Objective: Your task is to transcribe all the entries exactly, excluding pictures.

Data supplied:
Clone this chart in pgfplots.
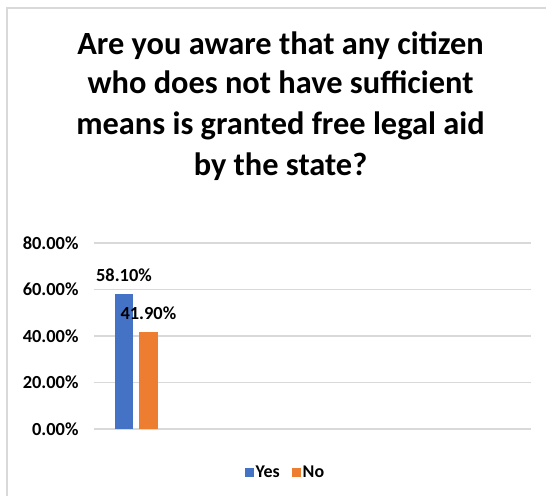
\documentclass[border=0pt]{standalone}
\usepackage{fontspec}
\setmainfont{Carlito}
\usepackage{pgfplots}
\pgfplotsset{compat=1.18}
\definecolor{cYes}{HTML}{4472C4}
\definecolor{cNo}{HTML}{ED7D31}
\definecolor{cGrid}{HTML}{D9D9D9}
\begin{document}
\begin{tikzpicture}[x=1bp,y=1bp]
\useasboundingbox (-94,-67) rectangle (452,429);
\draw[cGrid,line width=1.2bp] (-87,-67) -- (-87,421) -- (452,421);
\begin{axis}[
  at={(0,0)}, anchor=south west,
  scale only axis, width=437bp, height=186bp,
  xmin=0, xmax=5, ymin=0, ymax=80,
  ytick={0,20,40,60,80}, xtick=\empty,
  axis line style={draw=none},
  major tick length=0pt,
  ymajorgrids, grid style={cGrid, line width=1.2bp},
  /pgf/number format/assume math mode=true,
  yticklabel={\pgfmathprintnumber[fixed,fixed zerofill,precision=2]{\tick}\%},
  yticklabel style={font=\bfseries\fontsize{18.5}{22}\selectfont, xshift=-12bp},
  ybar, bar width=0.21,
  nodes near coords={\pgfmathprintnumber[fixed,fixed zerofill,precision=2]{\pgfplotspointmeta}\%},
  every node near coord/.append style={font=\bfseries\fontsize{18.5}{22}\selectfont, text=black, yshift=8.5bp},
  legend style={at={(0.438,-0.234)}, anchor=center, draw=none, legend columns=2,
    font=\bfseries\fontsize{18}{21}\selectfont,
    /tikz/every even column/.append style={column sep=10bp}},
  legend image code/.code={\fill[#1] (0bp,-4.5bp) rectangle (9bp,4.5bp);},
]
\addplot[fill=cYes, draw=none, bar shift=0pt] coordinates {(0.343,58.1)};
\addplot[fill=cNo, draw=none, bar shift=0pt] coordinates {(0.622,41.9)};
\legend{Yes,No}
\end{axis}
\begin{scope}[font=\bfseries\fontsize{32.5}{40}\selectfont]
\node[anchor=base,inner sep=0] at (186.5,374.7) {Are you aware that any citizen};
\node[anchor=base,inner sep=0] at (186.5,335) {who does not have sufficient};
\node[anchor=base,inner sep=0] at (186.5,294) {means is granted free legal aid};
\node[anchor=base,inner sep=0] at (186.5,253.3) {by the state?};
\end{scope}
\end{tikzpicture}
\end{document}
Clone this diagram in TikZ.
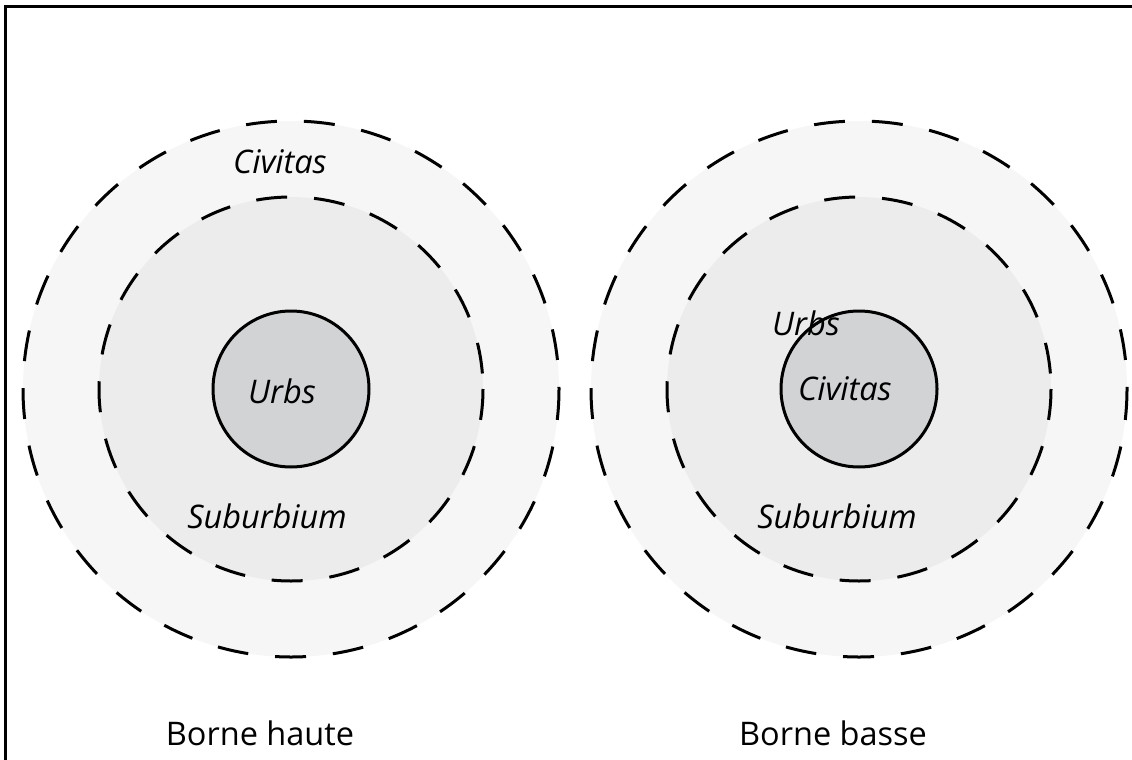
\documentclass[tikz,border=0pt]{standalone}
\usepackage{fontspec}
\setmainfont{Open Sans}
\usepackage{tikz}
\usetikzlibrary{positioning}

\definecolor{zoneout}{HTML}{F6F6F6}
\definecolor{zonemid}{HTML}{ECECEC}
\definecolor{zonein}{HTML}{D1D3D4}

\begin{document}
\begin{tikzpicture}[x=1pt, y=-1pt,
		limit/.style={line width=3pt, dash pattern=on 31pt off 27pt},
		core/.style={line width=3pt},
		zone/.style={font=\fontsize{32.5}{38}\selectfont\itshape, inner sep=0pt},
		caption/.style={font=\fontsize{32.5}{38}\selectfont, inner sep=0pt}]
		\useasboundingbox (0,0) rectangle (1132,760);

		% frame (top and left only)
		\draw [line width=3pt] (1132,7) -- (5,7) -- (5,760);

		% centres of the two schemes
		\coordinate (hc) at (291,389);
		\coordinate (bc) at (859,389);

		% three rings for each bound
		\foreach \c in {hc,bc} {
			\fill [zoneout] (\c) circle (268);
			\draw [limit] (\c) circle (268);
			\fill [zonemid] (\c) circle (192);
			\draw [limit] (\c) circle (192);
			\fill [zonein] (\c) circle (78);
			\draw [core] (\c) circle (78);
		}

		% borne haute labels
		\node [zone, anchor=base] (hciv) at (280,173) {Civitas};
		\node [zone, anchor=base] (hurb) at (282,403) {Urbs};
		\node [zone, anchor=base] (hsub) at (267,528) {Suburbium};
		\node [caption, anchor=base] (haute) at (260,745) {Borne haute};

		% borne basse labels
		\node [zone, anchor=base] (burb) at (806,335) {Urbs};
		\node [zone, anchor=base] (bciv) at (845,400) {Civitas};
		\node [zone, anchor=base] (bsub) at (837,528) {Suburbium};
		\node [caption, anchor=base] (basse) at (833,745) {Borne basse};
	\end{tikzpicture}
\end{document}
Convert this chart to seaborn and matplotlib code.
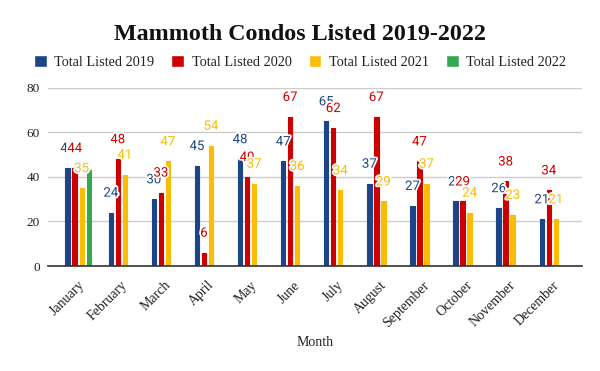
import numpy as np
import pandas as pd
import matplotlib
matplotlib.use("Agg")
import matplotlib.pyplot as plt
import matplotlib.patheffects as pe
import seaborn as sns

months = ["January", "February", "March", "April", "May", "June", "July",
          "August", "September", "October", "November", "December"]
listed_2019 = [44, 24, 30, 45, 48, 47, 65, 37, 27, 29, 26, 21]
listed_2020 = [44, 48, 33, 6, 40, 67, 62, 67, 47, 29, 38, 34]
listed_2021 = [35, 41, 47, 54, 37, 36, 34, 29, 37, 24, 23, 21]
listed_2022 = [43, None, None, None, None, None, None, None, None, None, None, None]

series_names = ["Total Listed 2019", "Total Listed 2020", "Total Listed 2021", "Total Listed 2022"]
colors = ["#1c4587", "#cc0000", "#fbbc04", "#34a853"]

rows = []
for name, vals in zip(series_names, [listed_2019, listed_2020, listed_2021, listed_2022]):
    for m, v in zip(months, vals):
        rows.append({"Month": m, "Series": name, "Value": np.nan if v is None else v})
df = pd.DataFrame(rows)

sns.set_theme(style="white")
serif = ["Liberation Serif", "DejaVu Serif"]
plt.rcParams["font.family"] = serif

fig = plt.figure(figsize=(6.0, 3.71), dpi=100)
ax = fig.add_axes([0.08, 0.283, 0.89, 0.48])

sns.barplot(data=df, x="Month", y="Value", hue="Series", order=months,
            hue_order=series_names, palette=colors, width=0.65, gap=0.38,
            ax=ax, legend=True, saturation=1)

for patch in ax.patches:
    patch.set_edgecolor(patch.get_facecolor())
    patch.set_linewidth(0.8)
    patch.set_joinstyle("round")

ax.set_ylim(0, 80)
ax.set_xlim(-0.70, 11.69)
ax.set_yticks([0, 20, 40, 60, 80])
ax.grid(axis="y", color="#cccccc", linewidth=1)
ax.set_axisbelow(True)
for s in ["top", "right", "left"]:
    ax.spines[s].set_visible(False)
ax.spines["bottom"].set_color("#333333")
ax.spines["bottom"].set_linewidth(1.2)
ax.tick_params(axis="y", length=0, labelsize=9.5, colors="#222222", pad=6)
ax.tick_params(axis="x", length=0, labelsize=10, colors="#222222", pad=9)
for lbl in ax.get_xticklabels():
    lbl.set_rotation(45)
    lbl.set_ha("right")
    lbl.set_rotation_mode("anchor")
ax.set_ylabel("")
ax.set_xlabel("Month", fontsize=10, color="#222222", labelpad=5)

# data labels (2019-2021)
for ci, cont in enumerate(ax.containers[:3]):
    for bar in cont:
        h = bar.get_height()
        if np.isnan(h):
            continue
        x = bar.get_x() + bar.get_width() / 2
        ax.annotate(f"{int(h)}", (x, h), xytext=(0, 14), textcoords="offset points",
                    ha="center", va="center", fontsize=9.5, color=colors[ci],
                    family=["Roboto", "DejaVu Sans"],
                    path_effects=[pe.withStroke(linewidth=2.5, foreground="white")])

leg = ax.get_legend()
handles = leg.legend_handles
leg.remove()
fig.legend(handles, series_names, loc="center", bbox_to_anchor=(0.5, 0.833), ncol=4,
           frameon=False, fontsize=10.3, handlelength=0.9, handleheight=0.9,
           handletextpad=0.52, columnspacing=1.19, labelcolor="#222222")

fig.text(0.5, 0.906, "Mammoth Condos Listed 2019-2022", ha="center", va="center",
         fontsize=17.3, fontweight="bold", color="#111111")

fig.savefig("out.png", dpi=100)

Finished exercise:
Clone this chart in pgfplots.
\documentclass[border=0pt]{standalone}
\usepackage{fontspec}
\setmainfont{Carlito}
\usepackage{pgfplots}
\pgfplotsset{compat=1.18}
\definecolor{cYes}{HTML}{4472C4}
\definecolor{cNo}{HTML}{ED7D31}
\definecolor{cGrid}{HTML}{D9D9D9}
\begin{document}
\begin{tikzpicture}[x=1bp,y=1bp]
\useasboundingbox (-94,-67) rectangle (452,429);
\draw[cGrid,line width=1.2bp] (-87,-67) -- (-87,421) -- (452,421);
\begin{axis}[
  at={(0,0)}, anchor=south west,
  scale only axis, width=437bp, height=186bp,
  xmin=0, xmax=5, ymin=0, ymax=80,
  ytick={0,20,40,60,80}, xtick=\empty,
  axis line style={draw=none},
  major tick length=0pt,
  ymajorgrids, grid style={cGrid, line width=1.2bp},
  /pgf/number format/assume math mode=true,
  yticklabel={\pgfmathprintnumber[fixed,fixed zerofill,precision=2]{\tick}\%},
  yticklabel style={font=\bfseries\fontsize{18.5}{22}\selectfont, xshift=-12bp},
  ybar, bar width=0.21,
  nodes near coords={\pgfmathprintnumber[fixed,fixed zerofill,precision=2]{\pgfplotspointmeta}\%},
  every node near coord/.append style={font=\bfseries\fontsize{18.5}{22}\selectfont, text=black, yshift=8.5bp},
  legend style={at={(0.438,-0.234)}, anchor=center, draw=none, legend columns=2,
    font=\bfseries\fontsize{18}{21}\selectfont,
    /tikz/every even column/.append style={column sep=10bp}},
  legend image code/.code={\fill[#1] (0bp,-4.5bp) rectangle (9bp,4.5bp);},
]
\addplot[fill=cYes, draw=none, bar shift=0pt] coordinates {(0.343,58.1)};
\addplot[fill=cNo, draw=none, bar shift=0pt] coordinates {(0.622,41.9)};
\legend{Yes,No}
\end{axis}
\begin{scope}[font=\bfseries\fontsize{32.5}{40}\selectfont]
\node[anchor=base,inner sep=0] at (186.5,374.7) {Are you aware that any citizen};
\node[anchor=base,inner sep=0] at (186.5,335) {who does not have sufficient};
\node[anchor=base,inner sep=0] at (186.5,294) {means is granted free legal aid};
\node[anchor=base,inner sep=0] at (186.5,253.3) {by the state?};
\end{scope}
\end{tikzpicture}
\end{document}
Clone this diagram in TikZ.
\documentclass[tikz,border=0pt]{standalone}
\usepackage{fontspec}
\setmainfont{Open Sans}
\usepackage{tikz}
\usetikzlibrary{positioning}

\definecolor{zoneout}{HTML}{F6F6F6}
\definecolor{zonemid}{HTML}{ECECEC}
\definecolor{zonein}{HTML}{D1D3D4}

\begin{document}
\begin{tikzpicture}[x=1pt, y=-1pt,
		limit/.style={line width=3pt, dash pattern=on 31pt off 27pt},
		core/.style={line width=3pt},
		zone/.style={font=\fontsize{32.5}{38}\selectfont\itshape, inner sep=0pt},
		caption/.style={font=\fontsize{32.5}{38}\selectfont, inner sep=0pt}]
		\useasboundingbox (0,0) rectangle (1132,760);

		% frame (top and left only)
		\draw [line width=3pt] (1132,7) -- (5,7) -- (5,760);

		% centres of the two schemes
		\coordinate (hc) at (291,389);
		\coordinate (bc) at (859,389);

		% three rings for each bound
		\foreach \c in {hc,bc} {
			\fill [zoneout] (\c) circle (268);
			\draw [limit] (\c) circle (268);
			\fill [zonemid] (\c) circle (192);
			\draw [limit] (\c) circle (192);
			\fill [zonein] (\c) circle (78);
			\draw [core] (\c) circle (78);
		}

		% borne haute labels
		\node [zone, anchor=base] (hciv) at (280,173) {Civitas};
		\node [zone, anchor=base] (hurb) at (282,403) {Urbs};
		\node [zone, anchor=base] (hsub) at (267,528) {Suburbium};
		\node [caption, anchor=base] (haute) at (260,745) {Borne haute};

		% borne basse labels
		\node [zone, anchor=base] (burb) at (806,335) {Urbs};
		\node [zone, anchor=base] (bciv) at (845,400) {Civitas};
		\node [zone, anchor=base] (bsub) at (837,528) {Suburbium};
		\node [caption, anchor=base] (basse) at (833,745) {Borne basse};
	\end{tikzpicture}
\end{document}
Convert this chart to seaborn and matplotlib code.
import numpy as np
import pandas as pd
import matplotlib
matplotlib.use("Agg")
import matplotlib.pyplot as plt
import matplotlib.patheffects as pe
import seaborn as sns

months = ["January", "February", "March", "April", "May", "June", "July",
          "August", "September", "October", "November", "December"]
listed_2019 = [44, 24, 30, 45, 48, 47, 65, 37, 27, 29, 26, 21]
listed_2020 = [44, 48, 33, 6, 40, 67, 62, 67, 47, 29, 38, 34]
listed_2021 = [35, 41, 47, 54, 37, 36, 34, 29, 37, 24, 23, 21]
listed_2022 = [43, None, None, None, None, None, None, None, None, None, None, None]

series_names = ["Total Listed 2019", "Total Listed 2020", "Total Listed 2021", "Total Listed 2022"]
colors = ["#1c4587", "#cc0000", "#fbbc04", "#34a853"]

rows = []
for name, vals in zip(series_names, [listed_2019, listed_2020, listed_2021, listed_2022]):
    for m, v in zip(months, vals):
        rows.append({"Month": m, "Series": name, "Value": np.nan if v is None else v})
df = pd.DataFrame(rows)

sns.set_theme(style="white")
serif = ["Liberation Serif", "DejaVu Serif"]
plt.rcParams["font.family"] = serif

fig = plt.figure(figsize=(6.0, 3.71), dpi=100)
ax = fig.add_axes([0.08, 0.283, 0.89, 0.48])

sns.barplot(data=df, x="Month", y="Value", hue="Series", order=months,
            hue_order=series_names, palette=colors, width=0.65, gap=0.38,
            ax=ax, legend=True, saturation=1)

for patch in ax.patches:
    patch.set_edgecolor(patch.get_facecolor())
    patch.set_linewidth(0.8)
    patch.set_joinstyle("round")

ax.set_ylim(0, 80)
ax.set_xlim(-0.70, 11.69)
ax.set_yticks([0, 20, 40, 60, 80])
ax.grid(axis="y", color="#cccccc", linewidth=1)
ax.set_axisbelow(True)
for s in ["top", "right", "left"]:
    ax.spines[s].set_visible(False)
ax.spines["bottom"].set_color("#333333")
ax.spines["bottom"].set_linewidth(1.2)
ax.tick_params(axis="y", length=0, labelsize=9.5, colors="#222222", pad=6)
ax.tick_params(axis="x", length=0, labelsize=10, colors="#222222", pad=9)
for lbl in ax.get_xticklabels():
    lbl.set_rotation(45)
    lbl.set_ha("right")
    lbl.set_rotation_mode("anchor")
ax.set_ylabel("")
ax.set_xlabel("Month", fontsize=10, color="#222222", labelpad=5)

# data labels (2019-2021)
for ci, cont in enumerate(ax.containers[:3]):
    for bar in cont:
        h = bar.get_height()
        if np.isnan(h):
            continue
        x = bar.get_x() + bar.get_width() / 2
        ax.annotate(f"{int(h)}", (x, h), xytext=(0, 14), textcoords="offset points",
                    ha="center", va="center", fontsize=9.5, color=colors[ci],
                    family=["Roboto", "DejaVu Sans"],
                    path_effects=[pe.withStroke(linewidth=2.5, foreground="white")])

leg = ax.get_legend()
handles = leg.legend_handles
leg.remove()
fig.legend(handles, series_names, loc="center", bbox_to_anchor=(0.5, 0.833), ncol=4,
           frameon=False, fontsize=10.3, handlelength=0.9, handleheight=0.9,
           handletextpad=0.52, columnspacing=1.19, labelcolor="#222222")

fig.text(0.5, 0.906, "Mammoth Condos Listed 2019-2022", ha="center", va="center",
         fontsize=17.3, fontweight="bold", color="#111111")

fig.savefig("out.png", dpi=100)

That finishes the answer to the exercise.